Sumber: Potensi Desa 2006 (Diolah)

Tafsir atas data tersebut menunjukkan kebutuhan analisis dan tindakan yang sesuai dengan pluralitas struktur ekonomi –bukan pluralitas kapitalisme. Kemampuan hibriditas menjadi penting untuk menjaga hubungan antar struktur ekonomi tersebut. Lebih jauh lagi, menyadari proporsi monetisasi desa yang rendah –bahkan proporsi pada propinsi-propinsi di Jawa dapat lebih rendah daripada propinsi di luar Jawa—maka dapat dinyatakan bahwa upaya untuk mendesakkan struktur kapitalisme atau globalisme yang berasal dari Barat bagi seluruh desa di Indonesia merupakan salah satu bentuk subalternisasi atau kontrol Barat terhadap Timur.

Kesimpulan: “Familiasi” Basis Keindonesiaan

Setelah di atas disandingkan budaya pembangunan yang berpotensi menyeragamkan dan budaya warga yang beragam, kini saatnya untuk membangun imajinasi baru bagi Indonesia di masa mendatang. Mula-mula akan disajikan kesimpulan mengenai pentingnya dimensi toleransi dalam koartikulasi antar pihak yang melakukan transformasi sosial. Kemudian diusulkan pengembangan imajinasi ruang baru untuk menempatkan arti “desa”. Dalam proses konstruksi demikian, diusulkan untuk mengembangkan praksis familiasi. Agar terfokus kepada lapisan bawah, maka konstruksi familiasi diarahkan untuk menguatkan lapisan bawah.

Basis Toleransi

Menghindar dari revolusi yang bersifat dadakan, melainkan mengembangkan hibriditas dalam kehidupan sehari-hari, maka selayaknya warga desa menciptakan diskursus bagi dirinya sendiri, terutama yang paling cocok dengan keadaan masyarakatnya sendiri. Hubungan yang erat antara diskursus, tindakan sosial dan infrastruktur (Althusser, 2004) menunjukkan peluang sekaligus legitimasi bagi penyusunan diskursus oleh warga sendiri.

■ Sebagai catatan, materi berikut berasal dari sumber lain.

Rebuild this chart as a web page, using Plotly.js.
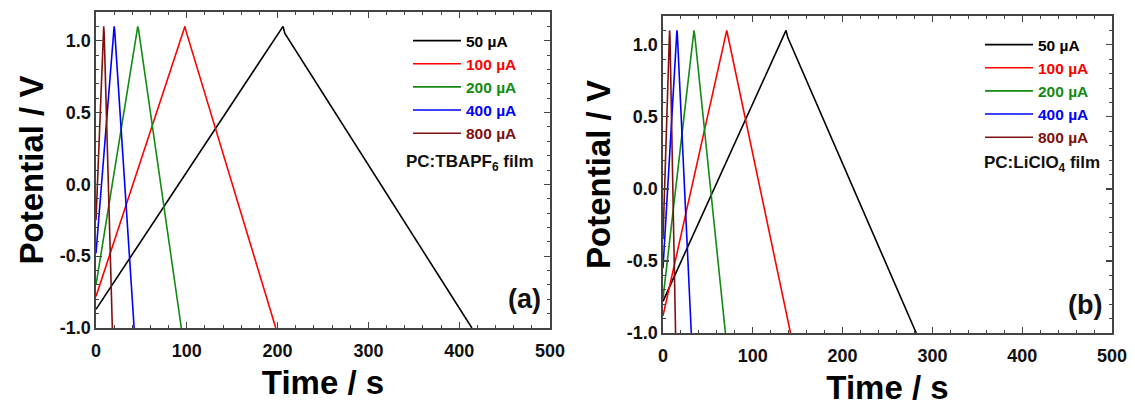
<!DOCTYPE html>
<html>
<head>
<meta charset="utf-8">
<script src="https://cdn.plot.ly/plotly-3.0.1.min.js"></script>
<style>html,body{margin:0;padding:0;background:#fff;}#chart{width:1135px;height:408px;}</style>
</head>
<body>
<div id="chart"></div>
<script>
// ---- Data ----
const seriesNames = ['50 µA', '100 µA', '200 µA', '400 µA', '800 µA'];
const seriesColors = ['#000000', '#ff0000', '#138a13', '#0000ff', '#7f1010'];

// Panel (a) PC:TBAPF6 film
const tA50  = [0, 206, 208, 414];   const vA50  = [-0.87, 1.10, 1.05, -1.00];
const tA100 = [0, 98, 99, 198];     const vA100 = [-0.78, 1.10, 1.07, -1.00];
const tA200 = [0, 46, 47, 94];      const vA200 = [-0.70, 1.10, 1.07, -1.00];
const tA400 = [0, 20, 20.6, 42];    const vA400 = [-0.48, 1.10, 1.07, -1.00];
const tA800 = [0, 8.5, 9, 18];      const vA800 = [-0.25, 1.10, 1.05, -1.00];

// Panel (b) PC:LiClO4 film
const tB50  = [0, 137, 139, 282];   const vB50  = [-0.78, 1.10, 1.05, -1.00];
const tB100 = [0, 71, 72, 142];     const vB100 = [-0.88, 1.10, 1.07, -1.00];
const tB200 = [0, 34.5, 35.3, 69.5];const vB200 = [-0.76, 1.10, 1.07, -1.00];
const tB400 = [0, 15.5, 16, 31.5];  const vB400 = [-0.55, 1.10, 1.07, -1.00];
const tB800 = [0, 7.3, 7.8, 14];    const vB800 = [-0.35, 1.10, 1.05, -1.00];

const yTickVals = [-1, -0.5, 0, 0.5, 1];
const yTickText = ['-1.0', '-0.5', '0.0', '0.5', '1.0'];
const xTickVals = [0, 100, 200, 300, 400, 500];
const xTickText = ['0', '100', '200', '300', '400', '500'];

const panelA = [[tA50, vA50], [tA100, vA100], [tA200, vA200], [tA400, vA400], [tA800, vA800]];
const panelB = [[tB50, vB50], [tB100, vB100], [tB200, vB200], [tB400, vB400], [tB800, vB800]];

const FONT = 'Liberation Sans, Arial, Helvetica, sans-serif';
const traces = [];
panelA.forEach((d, i) => traces.push({
  x: d[0], y: d[1], type: 'scatter', mode: 'lines', xaxis: 'x', yaxis: 'y',
  name: '<span style="color:' + seriesColors[i] + '">' + seriesNames[i] + '</span>',
  line: {color: seriesColors[i], width: 1.6}, legend: 'legend', legendgroup: 'a' + i
}));
panelB.forEach((d, i) => traces.push({
  x: d[0], y: d[1], type: 'scatter', mode: 'lines', xaxis: 'x2', yaxis: 'y2',
  name: '<span style="color:' + seriesColors[i] + '">' + seriesNames[i] + '</span>',
  line: {color: seriesColors[i], width: 1.6}, legend: 'legend2', legendgroup: 'b' + i
}));

function xax(domain, anchor) {
  return {
    domain: domain, anchor: anchor, range: [0, 500],
    tickmode: 'array', tickvals: xTickVals, ticktext: xTickText,
    ticks: 'inside', ticklen: 6, tickwidth: 1.2, tickcolor: '#444',
    minor: {ticks: 'inside', dtick: 20, tick0: 0, ticklen: 3, tickcolor: '#444', tickwidth: 1},
    showline: true, linecolor: '#444', linewidth: 1.6, mirror: 'ticks',
    showgrid: false, zeroline: false, ticklabelstandoff: 6,
    tickfont: {family: FONT, size: 18, color: '#111', weight: 700},
    title: {text: 'Time / s', font: {family: FONT, size: 33, color: '#000', weight: 700}, standoff: 10}
  };
}
function yax(domain, anchor) {
  return {
    domain: domain, anchor: anchor, range: [-1, 1.2],
    tickmode: 'array', tickvals: yTickVals, ticktext: yTickText,
    ticks: 'inside', ticklen: 6, tickwidth: 1.2, tickcolor: '#444',
    minor: {ticks: 'inside', dtick: 0.1, tick0: 0, ticklen: 3, tickcolor: '#444', tickwidth: 1},
    showline: true, linecolor: '#444', linewidth: 1.6, mirror: 'ticks',
    showgrid: false, zeroline: false,
    tickfont: {family: FONT, size: 18, color: '#111', weight: 700},
    title: {text: 'Potential / V', font: {family: FONT, size: 33, color: '#000', weight: 700}, standoff: 6}
  };
}
function leg(x, y) {
  return {
    x: x, y: y, xanchor: 'left', yanchor: 'top', bgcolor: 'rgba(0,0,0,0)',
    font: {family: FONT, size: 15.5, weight: 700}, tracegroupgap: 0, itemwidth: 48,
    traceorder: 'normal'
  };
}

const layout = {
  width: 1135, height: 408,
  margin: {l: 0, r: 0, t: 0, b: 0},
  paper_bgcolor: '#fff', plot_bgcolor: '#fff',
  showlegend: true,
  xaxis: xax([96/1135, 550/1135], 'y'),
  yaxis: yax([80/408, 396/408], 'x'),
  xaxis2: xax([663/1135, 1112/1135], 'y2'),
  yaxis2: yax([75/408, 392/408], 'x2'),
  legend: leg(408/1135, 1 - 24/408),
  legend2: leg(980/1135, 1 - 28/408),
  annotations: [
    {xref: 'paper', yref: 'paper', x: 404/1135, y: 1 - 163/408, xanchor: 'left', yanchor: 'middle', showarrow: false,
     text: 'PC:TBAPF<sub>6</sub> film', font: {family: FONT, size: 17, color: '#111', weight: 700}},
    {xref: 'paper', yref: 'paper', x: 982/1135, y: 1 - 164/408, xanchor: 'left', yanchor: 'middle', showarrow: false,
     text: 'PC:LiClO<sub>4</sub> film', font: {family: FONT, size: 17, color: '#111', weight: 700}},
    {xref: 'paper', yref: 'paper', x: 524/1135, y: 1 - 299/408, xanchor: 'center', yanchor: 'middle', showarrow: false,
     text: '(a)', font: {family: FONT, size: 27, color: '#111', weight: 700}},
    {xref: 'paper', yref: 'paper', x: 1085/1135, y: 1 - 305/408, xanchor: 'center', yanchor: 'middle', showarrow: false,
     text: '(b)', font: {family: FONT, size: 27, color: '#111', weight: 700}}
  ]
};

Plotly.newPlot('chart', traces, layout, {staticPlot: true, displayModeBar: false});
</script>
</body>
</html>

Untuk menghindari logosentrisme, maka proses konstruksi tersebut tidak merupakan definisi yang sudah jadi dari pihak luar desa. Berlawanan dengan hal tersebut, politik konstruksi kebenaran senantiasa dipertimbangkan oleh beragam pihak secara dinamis, terutama dari kelompok marjinal di dalam “desa”. Sejarah (dan perencanaan sebagai implikasinya) dilaksanakan secara dinamis dan selalu dalam posisi “menjadi”, bukan definisi yang sudah jadi (Being dalam konsep Heidegger). Klaim kebenaran tidak bisa dipaksakan oleh salah satu pihak, melainkan dipertimbangkan secara bersama-sama –bahkan kebenaran tersebut didefinisikan bersama-sama pula karena bukan sesuai yang sudah jadi atau sudah ada.

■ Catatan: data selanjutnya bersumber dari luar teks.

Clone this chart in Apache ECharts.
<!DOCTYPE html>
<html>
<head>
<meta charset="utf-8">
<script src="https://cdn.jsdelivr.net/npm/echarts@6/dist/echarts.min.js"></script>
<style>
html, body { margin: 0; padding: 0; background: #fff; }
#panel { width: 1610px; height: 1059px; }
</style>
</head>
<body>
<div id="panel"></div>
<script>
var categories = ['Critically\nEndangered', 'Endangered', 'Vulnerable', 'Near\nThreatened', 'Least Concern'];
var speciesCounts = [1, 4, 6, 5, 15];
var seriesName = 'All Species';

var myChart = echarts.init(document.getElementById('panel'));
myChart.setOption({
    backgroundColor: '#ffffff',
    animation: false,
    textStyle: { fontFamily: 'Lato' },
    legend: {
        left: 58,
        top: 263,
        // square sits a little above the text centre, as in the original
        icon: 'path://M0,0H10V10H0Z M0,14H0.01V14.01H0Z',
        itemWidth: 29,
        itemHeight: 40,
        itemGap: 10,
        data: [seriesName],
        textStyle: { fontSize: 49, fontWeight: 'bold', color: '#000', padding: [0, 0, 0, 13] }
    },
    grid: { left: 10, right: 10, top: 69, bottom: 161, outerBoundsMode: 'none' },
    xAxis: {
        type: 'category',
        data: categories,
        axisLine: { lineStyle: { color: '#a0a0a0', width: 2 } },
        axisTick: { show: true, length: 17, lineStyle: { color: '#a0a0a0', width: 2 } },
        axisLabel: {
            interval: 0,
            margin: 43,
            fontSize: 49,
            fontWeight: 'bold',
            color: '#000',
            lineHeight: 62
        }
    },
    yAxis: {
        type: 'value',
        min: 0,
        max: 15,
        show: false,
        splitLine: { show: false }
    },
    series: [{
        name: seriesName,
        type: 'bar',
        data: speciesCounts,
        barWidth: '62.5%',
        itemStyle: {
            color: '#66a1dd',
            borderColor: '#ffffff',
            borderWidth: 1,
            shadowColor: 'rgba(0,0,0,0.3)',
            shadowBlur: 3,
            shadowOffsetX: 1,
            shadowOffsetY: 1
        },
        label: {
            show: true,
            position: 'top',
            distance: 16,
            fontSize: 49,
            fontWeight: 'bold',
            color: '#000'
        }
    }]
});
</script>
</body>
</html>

Upaya warga desa untuk memilih, meminjam, menyerap, menggunakan, mengadaptasi budaya pembangunan berlangsung dalam proses dinamis secara terus menerus, yang biasa disebut hibriditas. Melalui konsep hibriditas inilah dapat dikemukakan emansipasi warga desa atau suara mereka. Hal-hal yang dipandang sebagai modal sosial desa dalam perspektif lainnya, sebenarnya merupakan hibriditas warga dan budaya lokal.

Hibriditas menunjukkan upaya mengambil, meminjam, mengubah diri untuk merespons pihak luar (Venn, 2006). Meskipun pada akhirnya berada pada posisi kultural, namun penerimaan kultur hibrid tersebut melalui tindakan sehari-hari yang berlangsung lama. Konsep lain yang sama dengannya dinamakan kreolisme.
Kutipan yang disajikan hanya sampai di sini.